I could say the same about pro-union comments. They are repeated every week here and reddit. The only thing I see is that it works in Sweden, or it works here but in a very niche industry. I haven't ever seen one plan where it could work for Software Engineers, that is my point.
Because it does work for software engineers. The PNW is full of places that hire software engineers that are unionized. It turns out software engineers are regular humans selling their labor to survive just like the rest of the peasants.
I never worked at a union workplace. However, I’ve worked with underperforming colleagues who were could not be fired for whatever reason. It was miserable.
So...there's nothing about unions specifically that makes underperforming colleagues un-fireable right? Because you've seen that in non-union workplaces.
Union membership won't save Kylian Mbappe from being dropped to the bench if he doesn't score enough goals. His endorsement deals or his agent's influence might do it.
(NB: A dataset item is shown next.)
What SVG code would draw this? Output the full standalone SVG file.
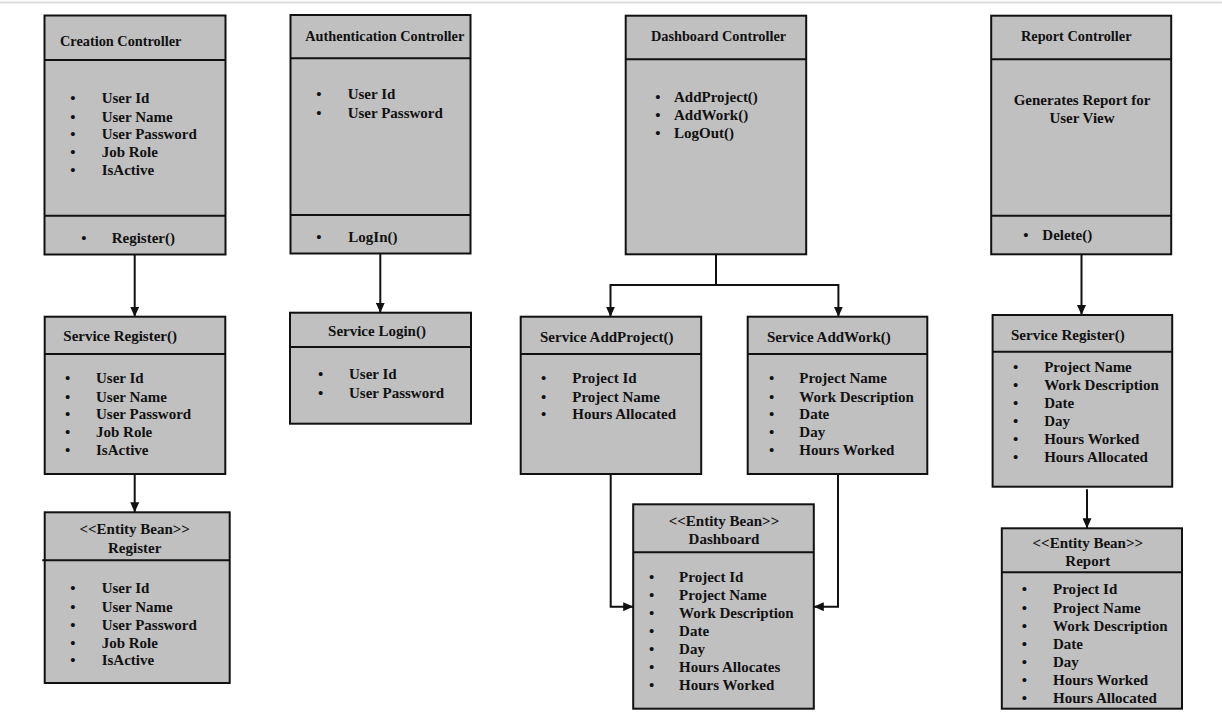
<svg xmlns="http://www.w3.org/2000/svg" width="1222" height="725" viewBox="0 0 1222 725">
<style>
.box{fill:#c0c0c0;stroke:#111;stroke-width:2}
.div{stroke:#111;stroke-width:2;fill:none}
.t{font-family:"Liberation Serif","Times New Roman",serif;font-weight:bold;font-size:15px;fill:#111}
.h{font-size:14.3px}
.m{text-anchor:middle}
.con{stroke:#111;stroke-width:2;fill:none}
</style>
<defs>
<marker id="arr" markerUnits="userSpaceOnUse" markerWidth="10" markerHeight="9" refX="10" refY="4.5" orient="auto">
<path d="M0,0 L10,4.5 L0,9 z" fill="#111"/>
</marker>
</defs>
<rect x="0" y="0" width="1222" height="725" fill="#fff"/>
<line x1="0" y1="2.5" x2="1222" y2="2.5" stroke="#dcdcdc" stroke-width="2"/>

<g id="connectors">
<path class="con" d="M134.7 254.3 V316.7" marker-end="url(#arr)"/>
<path class="con" d="M380.3 253.3 V312.7" marker-end="url(#arr)"/>
<path class="con" d="M716 254.3 V285 H610.5 V316.7" marker-end="url(#arr)"/>
<path class="con" d="M716 285 H838.4 V316.7" marker-end="url(#arr)"/>
<path class="con" d="M1081.5 254.3 V315" marker-end="url(#arr)"/>
<path class="con" d="M134.7 474 V512.3" marker-end="url(#arr)"/>
<path class="con" d="M610.7 474 V606.7 H633.2" marker-end="url(#arr)"/>
<path class="con" d="M838 474 V606.7 H813.8" marker-end="url(#arr)"/>
<path class="con" d="M1087 489.3 V528.3" marker-end="url(#arr)"/>
</g>

<g id="creation-controller">
<rect class="box" x="44.5" y="15.5" width="181" height="239"/>
<line class="div" x1="44.5" y1="60" x2="225.5" y2="60"/>
<line class="div" x1="44.5" y1="215.7" x2="225.5" y2="215.7"/>
<text class="t h" x="60" y="46.4">Creation Controller</text>
<g class="t">
<text class="m" x="73" y="102.7">•</text><text x="101.7" y="102.7">User Id</text>
<text class="m" x="73" y="121.7">•</text><text x="101.7" y="121.7">User Name</text>
<text class="m" x="73" y="139.3">•</text><text x="101.7" y="139.3">User Password</text>
<text class="m" x="73" y="157.3">•</text><text x="101.7" y="157.3">Job Role</text>
<text class="m" x="73" y="175">•</text><text x="101.7" y="175">IsActive</text>
<text class="m" x="84" y="242.7">•</text><text x="111.7" y="242.7">Register()</text>
</g>
</g>

<g id="authentication-controller">
<rect class="box" x="290.5" y="15" width="180" height="238.5"/>
<line class="div" x1="290.5" y1="58.3" x2="470.5" y2="58.3"/>
<line class="div" x1="290.5" y1="215" x2="470.5" y2="215"/>
<text class="t h" x="305.3" y="40.7">Authentication Controller</text>
<g class="t">
<text class="m" x="319" y="99.3">•</text><text x="347.7" y="99.3">User Id</text>
<text class="m" x="319" y="117.7">•</text><text x="347.7" y="117.7">User Password</text>
<text class="m" x="319" y="241.7">•</text><text x="348.3" y="241.7">LogIn()</text>
</g>
</g>

<g id="dashboard-controller">
<rect class="box" x="625.7" y="15.7" width="180.5" height="238.6"/>
<line class="div" x1="625.7" y1="59.3" x2="806.2" y2="59.3"/>
<text class="t h m" x="718.5" y="40.7">Dashboard Controller</text>
<g class="t">
<text class="m" x="657.9" y="101.7">•</text><text x="674" y="101.7">AddProject()</text>
<text class="m" x="657.9" y="120">•</text><text x="674" y="120">AddWork()</text>
<text class="m" x="657.9" y="138.3">•</text><text x="674" y="138.3">LogOut()</text>
</g>
</g>

<g id="report-controller">
<rect class="box" x="991.2" y="15.7" width="180" height="238.6"/>
<line class="div" x1="991.2" y1="59.3" x2="1171.2" y2="59.3"/>
<line class="div" x1="991.2" y1="215.7" x2="1171.2" y2="215.7"/>
<text class="t h" x="1021" y="40.7">Report Controller</text>
<g class="t">
<text class="m" x="1082" y="105">Generates Report for</text>
<text class="m" x="1082" y="123.3">User View</text>
<text class="m" x="1025.8" y="240.3">•</text><text x="1042.3" y="240.3">Delete()</text>
</g>
</g>

<g id="service-register-left">
<rect class="box" x="44.7" y="316.7" width="180.6" height="157.3"/>
<line class="div" x1="44.7" y1="354" x2="225.3" y2="354"/>
<text class="t" x="63.3" y="341">Service Register()</text>
<g class="t">
<text class="m" x="67.7" y="382.7">•</text><text x="96" y="382.7">User Id</text>
<text class="m" x="67.7" y="401.7">•</text><text x="96" y="401.7">User Name</text>
<text class="m" x="67.7" y="419">•</text><text x="96" y="419">User Password</text>
<text class="m" x="67.7" y="437">•</text><text x="96" y="437">Job Role</text>
<text class="m" x="67.7" y="455">•</text><text x="96" y="455">IsActive</text>
</g>
</g>

<g id="service-login">
<rect class="box" x="290" y="312.7" width="181" height="111"/>
<line class="div" x1="290" y1="347" x2="471" y2="347"/>
<text class="t m" x="377" y="336">Service Login()</text>
<g class="t">
<text class="m" x="320.7" y="379">•</text><text x="349" y="379">User Id</text>
<text class="m" x="320.7" y="397.7">•</text><text x="349" y="397.7">User Password</text>
</g>
</g>

<g id="service-addproject">
<rect class="box" x="520.7" y="316.7" width="180.5" height="157.3"/>
<line class="div" x1="520.7" y1="354" x2="701.2" y2="354"/>
<text class="t" x="540" y="341.7">Service AddProject()</text>
<g class="t">
<text class="m" x="543.7" y="382.7">•</text><text x="572.3" y="382.7">Project Id</text>
<text class="m" x="543.7" y="401.7">•</text><text x="572.3" y="401.7">Project Name</text>
<text class="m" x="543.7" y="419.3">•</text><text x="572.3" y="419.3">Hours Allocated</text>
</g>
</g>

<g id="service-addwork">
<rect class="box" x="747.7" y="316.7" width="179.6" height="157.3"/>
<line class="div" x1="747.7" y1="354" x2="927.3" y2="354"/>
<text class="t" x="767" y="341.7">Service AddWork()</text>
<g class="t">
<text class="m" x="771.6" y="383">•</text><text x="799.3" y="383">Project Name</text>
<text class="m" x="771.6" y="401.7">•</text><text x="799.3" y="401.7">Work Description</text>
<text class="m" x="771.6" y="419.3">•</text><text x="799.3" y="419.3">Date</text>
<text class="m" x="771.6" y="437.3">•</text><text x="799.3" y="437.3">Day</text>
<text class="m" x="771.6" y="455">•</text><text x="799.3" y="455">Hours Worked</text>
</g>
</g>

<g id="service-register-right">
<rect class="box" x="992.6" y="315" width="179.6" height="171.7"/>
<line class="div" x1="992.6" y1="351.7" x2="1172.2" y2="351.7"/>
<text class="t" x="1011" y="340">Service Register()</text>
<g class="t">
<text class="m" x="1015.7" y="371.7">•</text><text x="1044.2" y="371.7">Project Name</text>
<text class="m" x="1015.7" y="390.3">•</text><text x="1044.2" y="390.3">Work Description</text>
<text class="m" x="1015.7" y="408.3">•</text><text x="1044.2" y="408.3">Date</text>
<text class="m" x="1015.7" y="426.3">•</text><text x="1044.2" y="426.3">Day</text>
<text class="m" x="1015.7" y="443.7">•</text><text x="1044.2" y="443.7">Hours Worked</text>
<text class="m" x="1015.7" y="461.7">•</text><text x="1044.2" y="461.7">Hours Allocated</text>
</g>
</g>

<g id="entity-register">
<rect class="box" x="44.7" y="512.3" width="185" height="170.7"/>
<line class="div" x1="42.3" y1="560.3" x2="229.7" y2="560.3"/>
<text class="t m" x="134.7" y="534">&lt;&lt;Entity Bean&gt;&gt;</text>
<text class="t m" x="134.7" y="552.7">Register</text>
<g class="t">
<text class="m" x="73" y="593.3">•</text><text x="101.7" y="593.3">User Id</text>
<text class="m" x="73" y="612.3">•</text><text x="101.7" y="612.3">User Name</text>
<text class="m" x="73" y="630">•</text><text x="101.7" y="630">User Password</text>
<text class="m" x="73" y="647.7">•</text><text x="101.7" y="647.7">Job Role</text>
<text class="m" x="73" y="665.3">•</text><text x="101.7" y="665.3">IsActive</text>
</g>
</g>

<g id="entity-dashboard">
<rect class="box" x="633.2" y="504.3" width="180.6" height="204.4"/>
<line class="div" x1="633.2" y1="552.3" x2="813.8" y2="552.3"/>
<text class="t m" x="724" y="526">&lt;&lt;Entity Bean&gt;&gt;</text>
<text class="t m" x="724" y="544.3">Dashboard</text>
<g class="t">
<text class="m" x="651.7" y="581.7">•</text><text x="679.1" y="581.7">Project Id</text>
<text class="m" x="651.7" y="600">•</text><text x="679.1" y="600">Project Name</text>
<text class="m" x="651.7" y="618.3">•</text><text x="679.1" y="618.3">Work Description</text>
<text class="m" x="651.7" y="636">•</text><text x="679.1" y="636">Date</text>
<text class="m" x="651.7" y="654">•</text><text x="679.1" y="654">Day</text>
<text class="m" x="651.7" y="672.3">•</text><text x="679.1" y="672.3">Hours Allocates</text>
<text class="m" x="651.7" y="690">•</text><text x="679.1" y="690">Hours Worked</text>
</g>
</g>

<g id="entity-report">
<rect class="box" x="1001.8" y="528.3" width="180.2" height="180.4"/>
<line class="div" x1="1001.8" y1="572.3" x2="1182" y2="572.3"/>
<text class="t m" x="1087.8" y="547.7">&lt;&lt;Entity Bean&gt;&gt;</text>
<text class="t m" x="1087.8" y="566">Report</text>
<g class="t">
<text class="m" x="1024.3" y="594.3">•</text><text x="1053" y="594.3">Project Id</text>
<text class="m" x="1024.3" y="612.7">•</text><text x="1053" y="612.7">Project Name</text>
<text class="m" x="1024.3" y="630.7">•</text><text x="1053" y="630.7">Work Description</text>
<text class="m" x="1024.3" y="648.7">•</text><text x="1053" y="648.7">Date</text>
<text class="m" x="1024.3" y="666.7">•</text><text x="1053" y="666.7">Day</text>
<text class="m" x="1024.3" y="685">•</text><text x="1053" y="685">Hours Worked</text>
<text class="m" x="1024.3" y="703">•</text><text x="1053" y="703">Hours Allocated</text>
</g>
</g>
</svg>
I don't know where it stems from, but I think it's harder to fire people in union shops. In a non-union shop, you have to work with the person, their manager, and HR to see if you can correct someone's performance, and if that does not work, let them go. At a union shop, I imagine someone from the union will also be involved in this process, and it's hard to imagine how this process would be made easier through the involvement of another person, who happens to hold a bias.
You'll forgive me for saying that you sound wildly underqualified to comment on the subject. I have worked in non-union shops and union shops. The union shops have a way better quality of life.
You're forgiven, but not correct re: me being under-qualified to comment. I have interacted with union shops and non-union shops and have 25 years of professional experience, so please don't be dismissive.
I've worked with union shops as clients and I've hit a surprising amount of friction due to things which seemed union related. Things like "that's not my job and we need XYZ to do it" and what seemed like people slacking at their job from the outside. I once needed a desk moved a few feet which required a power strip to be plugged into a different wall outlet, and was told we need to wait for the electricians. Risking the wrath and fallout, I did it myself.
I've also seen this kind of behavior at non-union shops, but it was less explicitly stated and it was relatively easy to do something about it.
I'm sure you're correct about the quality of life at union shops.